**The request**
Repeat the records below exactly, from the first line through the line containing "const shares = [34, 31, 28, 9, 6, 5, 4, 2];", and leave out any pictures.
--- Data excerpts ---
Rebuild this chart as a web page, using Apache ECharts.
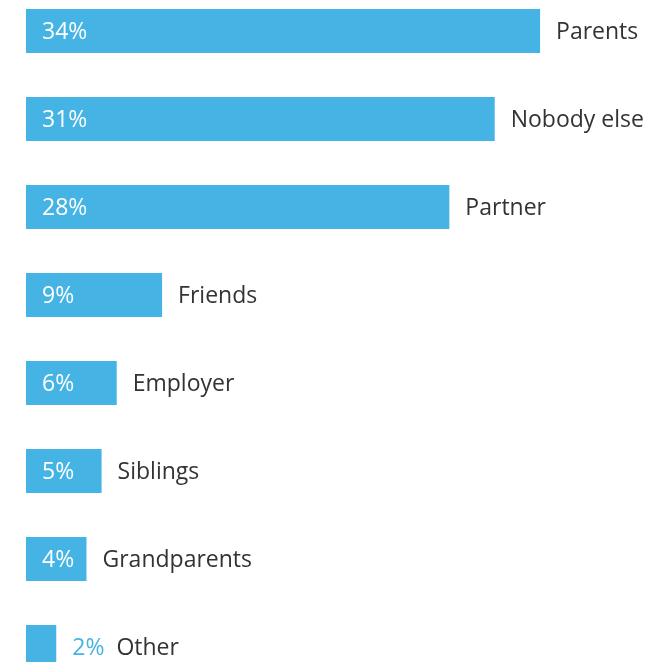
<!DOCTYPE html>
<html>
<head>
<meta charset="utf-8">
<script src="https://cdn.jsdelivr.net/npm/echarts@6/dist/echarts.min.js"></script>
<style>
  html, body { margin: 0; padding: 0; background: #ffffff; }
  #chart { width: 655px; height: 662px; }
</style>
</head>
<body>
<div id="chart"></div>
<script>
// Who people turn to, share of respondents (%)
const categories = ['Parents', 'Nobody else', 'Partner', 'Friends', 'Employer', 'Siblings', 'Grandparents', 'Other'];
const shares = [34, 31, 28, 9, 6, 5, 4, 2];

const BAR_COLOR = '#45b4e5';
const TEXT_COLOR = '#333333';
const FONT = '"Open Sans", "Noto Sans", sans-serif';
const FONT_SIZE = 23;
const SMALL = 3; // below this value the percentage sits outside the bar

const chart = echarts.init(document.getElementById('chart'), null, { renderer: 'canvas' });

const barData = shares.map((v, i) => {
  const outside = v < SMALL;
  return {
    value: v,
    name: categories[i],
    label: {
      show: true,
      position: 'right',
      distance: 16,
      offset: [0, 1.5],
      formatter: outside ? '{pct|' + v + '%}{name|' + categories[i] + '}' : '{name|' + categories[i] + '}',
      rich: {
        pct: { color: BAR_COLOR, fontSize: FONT_SIZE, fontFamily: FONT, padding: [0, 12, 0, 0] },
        name: { color: TEXT_COLOR, fontSize: FONT_SIZE, fontFamily: FONT }
      }
    }
  };
});

const pctData = shares.map((v) => ({
  value: v,
  label: { show: v >= SMALL }
}));

chart.setOption({
  animation: false,
  backgroundColor: '#ffffff',
  grid: { left: 26, top: -13, width: 604.8, height: 704, outerBoundsMode: 'none', containLabel: false },
  xAxis: {
    type: 'value', min: 0, max: 40,
    show: false
  },
  yAxis: {
    type: 'category',
    data: categories,
    inverse: true,
    show: false
  },
  series: [
    {
      type: 'bar',
      data: barData,
      barWidth: 44,
      itemStyle: { color: BAR_COLOR },
      silent: true,
      z: 2
    },
    {
      // percentage labels drawn inside the bars
      type: 'bar',
      data: pctData,
      barWidth: 44,
      barGap: '-100%',
      itemStyle: { color: 'rgba(0,0,0,0)' },
      label: {
        position: 'insideLeft',
        distance: 16,
        offset: [0, 1.5],
        color: '#ffffff',
        fontSize: FONT_SIZE,
        fontFamily: FONT,
        formatter: '{c}%'
      },
      silent: true,
      z: 3
    }
  ]
});
</script>
</body>
</html>
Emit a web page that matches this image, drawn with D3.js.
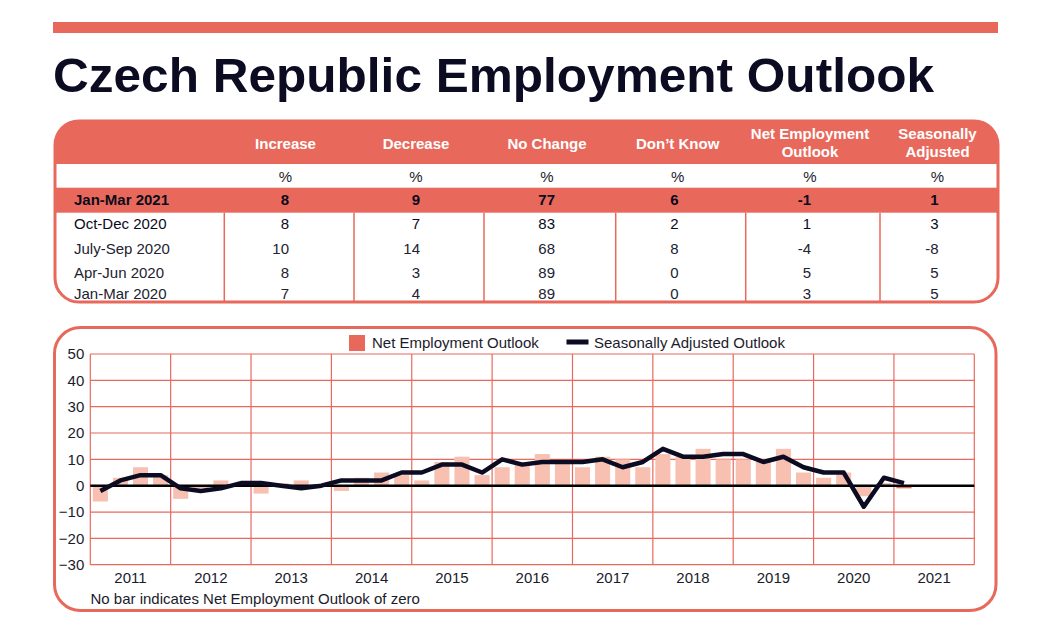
<!DOCTYPE html>
<html><head><meta charset="utf-8">
<script src="https://cdn.jsdelivr.net/npm/d3@7"></script>
<style>
body{margin:0;background:#fff;}
svg{display:block;font-family:"Liberation Sans",Arial,Helvetica,sans-serif;}
</style></head>
<body><svg id="c" width="1055" height="628"></svg>
<script>
// ---------- DATA ----------
const title = "Czech Republic Employment Outlook";
const tableColumns = ["Increase","Decrease","No Change","Don\u2019t Know","Net Employment|Outlook","Seasonally|Adjusted"];
const tableRowLabels = ["Jan-Mar 2021","Oct-Dec 2020","July-Sep 2020","Apr-Jun 2020","Jan-Mar 2020"];
const rowIncrease  = [8, 8, 10, 8, 7];
const rowDecrease  = [9, 7, 14, 3, 4];
const rowNoChange  = [77, 83, 68, 89, 89];
const rowDontKnow  = [6, 2, 8, 0, 0];
const rowNEO       = [-1, 1, -4, 5, 3];
const rowSA        = [1, 3, -8, 5, 5];

const years = ["2011","2012","2013","2014","2015","2016","2017","2018","2019","2020","2021"];
const quarterNames = ["Q1","Q2","Q3","Q4"];
// Net Employment Outlook, 2011 Q1 .. 2021 Q1
const netOutlook = [
  -6, 3, 7, 4,
  -5, -1, 2, 1,
  -3, 1, 2, 0,
  -2, 3, 5, 4,
   2, 9, 11, 4,
   7, 9, 12, 9,
   7, 11, 10, 7,
  12, 11, 14, 10,
  10, 9, 14, 5,
   3, 5, -4, 1,
  -1
];
// Seasonally Adjusted Outlook, 2011 Q1 .. 2021 Q1
const seasonallyAdjusted = [
  -2, 2, 4, 4,
  -1, -2, -1, 1,
   1, 0, -1, 0,
   2, 2, 2, 5,
   5, 8, 8, 5,
  10, 8, 9, 9,
   9, 10, 7, 9,
  14, 11, 11, 12,
  12, 9, 11, 7,
   5, 5, -8, 3,
   1
];
const yTicks = [-30,-20,-10,0,10,20,30,40,50];
const legendLabels = ["Net Employment Outlook","Seasonally Adjusted Outlook"];
const footnote = "No bar indicates Net Employment Outlook of zero";

// ---------- STYLE ----------
const RED = "#e8695c", PALE = "#f7c0b1", INK = "#0b0b22", TXT = "#1b1b2b";
const svg = d3.select("#c");

// top bar + title
svg.append("rect").attr("x",53).attr("y",22).attr("width",945).attr("height",11).attr("fill",RED);
svg.append("text").attr("x",53).attr("y",92).attr("font-size",49).attr("font-weight","bold")
  .attr("fill",INK).attr("textLength",881).attr("lengthAdjust","spacingAndGlyphs").text(title);

// ---------- TABLE ----------
const tL=55, tR=998, tT=121, tB=302, rad=24;
const hdrB=164, pctB=187.7, hiB=212.7;
const colBounds=[224.3,354,484,615.7,745.7,880,tR];
const colCenters=[285.5,416,547,677.7,810,937.5];
const colRight=[289,420,555,678.5,811,938.5];
const rowY=[200,223.3,248.3,272.3,294];

// header fill (rounded top)
svg.append("path").attr("fill",RED).attr("d",
  `M${tL},${hdrB} L${tL},${tT+rad} Q${tL},${tT} ${tL+rad},${tT} L${tR-rad},${tT} Q${tR},${tT} ${tR},${tT+rad} L${tR},${hdrB} Z`);
svg.append("rect").attr("x",tL).attr("y",pctB).attr("width",tR-tL).attr("height",hiB-pctB).attr("fill",RED);
// vertical dividers
svg.selectAll(".vdiv").data(colBounds.slice(0,-1)).join("line")
  .attr("x1",d=>d).attr("x2",d=>d).attr("y1",hiB).attr("y2",tB)
  .attr("stroke",RED).attr("stroke-width",1.5);
// outline
svg.append("rect").attr("x",tL).attr("y",tT).attr("width",tR-tL).attr("height",tB-tT)
  .attr("rx",rad).attr("ry",rad).attr("fill","none").attr("stroke",RED).attr("stroke-width",3);

// headers
tableColumns.forEach((c,i)=>{
  const parts=c.split("|");
  const t=svg.append("text").attr("text-anchor","middle").attr("fill","#fff")
    .attr("font-weight","bold").attr("font-size",15);
  if(parts.length===1){
    t.append("tspan").attr("x",colCenters[i]).attr("y",144).attr("dy","0.35em").text(parts[0]);
  } else {
    t.append("tspan").attr("x",colCenters[i]).attr("y",134).attr("dy","0.35em").text(parts[0]);
    t.append("tspan").attr("x",colCenters[i]).attr("y",152).attr("dy","0.35em").text(parts[1]);
  }
  svg.append("text").attr("x",colCenters[i]).attr("y",176.7).attr("dy","0.35em")
    .attr("text-anchor","middle").attr("font-size",15).attr("fill",TXT).text("%");
});
const cols=[rowIncrease,rowDecrease,rowNoChange,rowDontKnow,rowNEO,rowSA];
tableRowLabels.forEach((lab,r)=>{
  const bold = r===0;
  const fill = r<=1 ? "#0b0b1b" : "#222230";
  svg.append("text").attr("x",74).attr("y",rowY[r]).attr("dy","0.35em").attr("font-size",15)
    .attr("font-weight",bold?"bold":"normal").attr("fill",fill).text(lab);
  cols.forEach((arr,i)=>{
    svg.append("text").attr("x",colRight[i]).attr("y",rowY[r]).attr("dy","0.35em")
      .attr("text-anchor","end").attr("font-size",15)
      .attr("font-weight",bold?"bold":"normal").attr("fill",fill).text(arr[r]);
  });
});

// ---------- CHART ----------
svg.append("rect").attr("x",54.5).attr("y",327.5).attr("width",941.5).attr("height",283)
  .attr("rx",26).attr("ry",26).attr("fill","none").attr("stroke",RED).attr("stroke-width",3);

const pL=90.3, pR=974.3, pT=354, pB=564.7;
const allQuarters=[];
years.forEach(y=>quarterNames.forEach(q=>allQuarters.push(y+" "+q)));
const xQ=d3.scaleBand().domain(allQuarters).range([pL,pR]).paddingInner(0.25).paddingOuter(0.125);
const xY=d3.scaleBand().domain(years).range([pL,pR]);
const y=d3.scaleLinear().domain([-30,50]).range([pB,pT]);

const g=svg.append("g");
// horizontal grid
g.selectAll(".hg").data(yTicks).join("line")
  .attr("x1",pL).attr("x2",pR).attr("y1",d=>y(d)).attr("y2",d=>y(d))
  .attr("stroke",RED).attr("stroke-width",1.2);
// vertical grid at year boundaries
const bounds=years.map(d=>xY(d)).concat([pR]);
g.selectAll(".vg").data(bounds).join("line")
  .attr("x1",d=>d).attr("x2",d=>d).attr("y1",pT).attr("y2",pB)
  .attr("stroke",RED).attr("stroke-width",1.2);

// y axis labels
const yAxis=d3.axisLeft(y).tickValues(yTicks).tickSize(0).tickPadding(6);
const ya=svg.append("g").attr("transform",`translate(${pL},0)`).call(yAxis);
ya.select(".domain").remove();
ya.selectAll("text").attr("font-size",15).attr("fill",TXT).attr("font-family","Liberation Sans, Arial, sans-serif");

// x axis labels
const xAxis=d3.axisBottom(xY).tickSize(0).tickPadding(8);
const xa=svg.append("g").attr("transform",`translate(0,${pB})`).call(xAxis);
xa.select(".domain").remove();
xa.selectAll("text").attr("font-size",15).attr("fill",TXT).attr("font-family","Liberation Sans, Arial, sans-serif");

// bars
const last=netOutlook.length-1;
g.selectAll(".bar").data(netOutlook).join("rect")
  .attr("x",(d,i)=>xQ(allQuarters[i]))
  .attr("width",xQ.bandwidth())
  .attr("y",d=>y(Math.max(0,d)))
  .attr("height",d=>Math.abs(y(d)-y(0)))
  .attr("fill",(d,i)=>i===last?RED:PALE);

// zero line
g.append("line").attr("x1",pL).attr("x2",pR).attr("y1",y(0)).attr("y2",y(0))
  .attr("stroke","#000").attr("stroke-width",2.5);

// SA line
const line=d3.line().x((d,i)=>xQ(allQuarters[i])+xQ.bandwidth()/2).y(d=>y(d));
g.append("path").datum(seasonallyAdjusted).attr("d",line)
  .attr("fill","none").attr("stroke",INK).attr("stroke-width",4.5).attr("stroke-linejoin","round");

// legend
svg.append("rect").attr("x",349).attr("y",335).attr("width",16).attr("height",16).attr("fill",RED);
svg.append("text").attr("x",372).attr("y",343).attr("dy","0.35em").attr("font-size",15).attr("fill",TXT).text(legendLabels[0]);
svg.append("line").attr("x1",566.5).attr("x2",588.5).attr("y1",342).attr("y2",342)
  .attr("stroke",INK).attr("stroke-width",5);
svg.append("text").attr("x",594).attr("y",343).attr("dy","0.35em").attr("font-size",15).attr("fill",TXT).text(legendLabels[1]);

// footnote
svg.append("text").attr("x",90.5).attr("y",599).attr("dy","0.35em").attr("font-size",15).attr("fill",TXT).text(footnote);
</script></body></html>
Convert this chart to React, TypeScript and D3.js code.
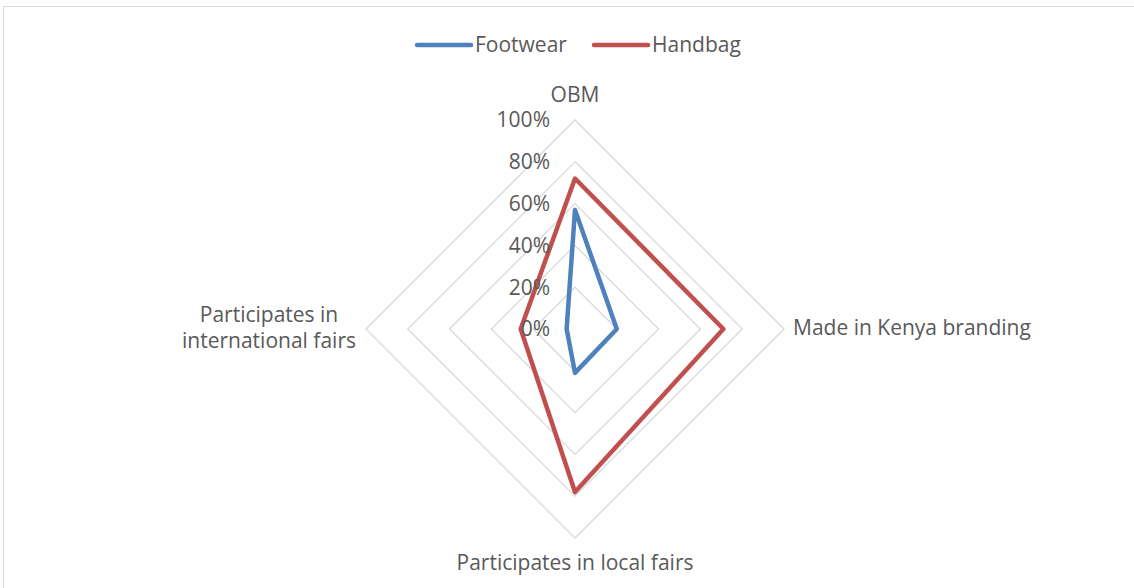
import React from "react";
import * as d3 from "d3";

const categories = ["OBM", "Made in Kenya branding", "Participates in local fairs", "Participates in international fairs"];
const footwear = [0.57, 0.2, 0.21, 0.04];
const handbag = [0.72, 0.71, 0.78, 0.26];
const ticks = [0, 0.2, 0.4, 0.6, 0.8, 1.0];
const seriesNames = ["Footwear", "Handbag"];
const colors = ["#4f81bd", "#c0504d"];

const W = 1134, H = 588;
const cx = 575, cy = 329, R = 209;
const FONT = "'Open Sans', sans-serif";
const FS = 21;

export default function App() {
  const r = d3.scaleLinear().domain([0, 1]).range([0, R]);
  const n = categories.length;
  const angle = (i: number) => (i * 2 * Math.PI) / n;
  const pt = (i: number, v: number): [number, number] => [cx + r(v) * Math.sin(angle(i)), cy - r(v) * Math.cos(angle(i))];
  const line = d3.lineRadial<number>().angle((_, i) => angle(i)).radius((d) => r(d)).curve(d3.curveLinearClosed);
  const series = [footwear, handbag];
  const fmt = d3.format(".0%");
  return (
    <svg width={W} height={H} style={{ position: "absolute", left: 0, top: 0 }} fontFamily={FONT}>
      <rect x={3.5} y={6.5} width={1134} height={590} fill="white" stroke="#d9d9d9" />
      {ticks.slice(1).map((t) => (
        <polygon key={t} points={categories.map((_, i) => pt(i, t).join(",")).join(" ")} fill="none" stroke="#d9d9d9" strokeWidth={1.3} />
      ))}
      {series.map((s, k) => (
        <path key={k} d={line(s) || ""} transform={`translate(${cx},${cy})`} fill="none" stroke={colors[k]} strokeWidth={4.5} strokeLinejoin="round" />
      ))}
      {ticks.map((t) => (
        <text key={t} x={550} y={cy - r(t)} dy="0.35em" textAnchor="end" fontSize={FS} fill="#595959">{fmt(t)}</text>
      ))}
      <text x={cx} y={95} dy="0.35em" textAnchor="middle" fontSize={FS} fill="#595959">{categories[0]}</text>
      <text x={793} y={328} dy="0.35em" textAnchor="start" fontSize={FS} fill="#595959">{categories[1]}</text>
      <text x={575} y={563} dy="0.35em" textAnchor="middle" fontSize={FS} fill="#595959">{categories[2]}</text>
      <text x={269} y={315} dy="0.35em" textAnchor="middle" fontSize={FS} fill="#595959">Participates in</text>
      <text x={269} y={341} dy="0.35em" textAnchor="middle" fontSize={FS} fill="#595959">international fairs</text>
      {seriesNames.map((name, k) => {
        const x0 = k === 0 ? 417 : 594;
        return (
          <g key={name}>
            <line x1={x0} x2={x0 + 54} y1={45} y2={45} stroke={colors[k]} strokeWidth={4.5} strokeLinecap="round" />
            <text x={x0 + 58} y={45} dy="0.35em" fontSize={FS} fill="#595959">{name}</text>
          </g>
        );
      })}
    </svg>
  );
}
---
**Written response**
Rebuild this chart as a web page, using Apache ECharts.
<!DOCTYPE html>
<html>
<head>
<meta charset="utf-8">
<script src="https://cdn.jsdelivr.net/npm/echarts@6/dist/echarts.min.js"></script>
<style>
  html, body { margin: 0; padding: 0; background: #ffffff; }
  #chart { width: 655px; height: 662px; }
</style>
</head>
<body>
<div id="chart"></div>
<script>
// Who people turn to, share of respondents (%)
const categories = ['Parents', 'Nobody else', 'Partner', 'Friends', 'Employer', 'Siblings', 'Grandparents', 'Other'];
const shares = [34, 31, 28, 9, 6, 5, 4, 2];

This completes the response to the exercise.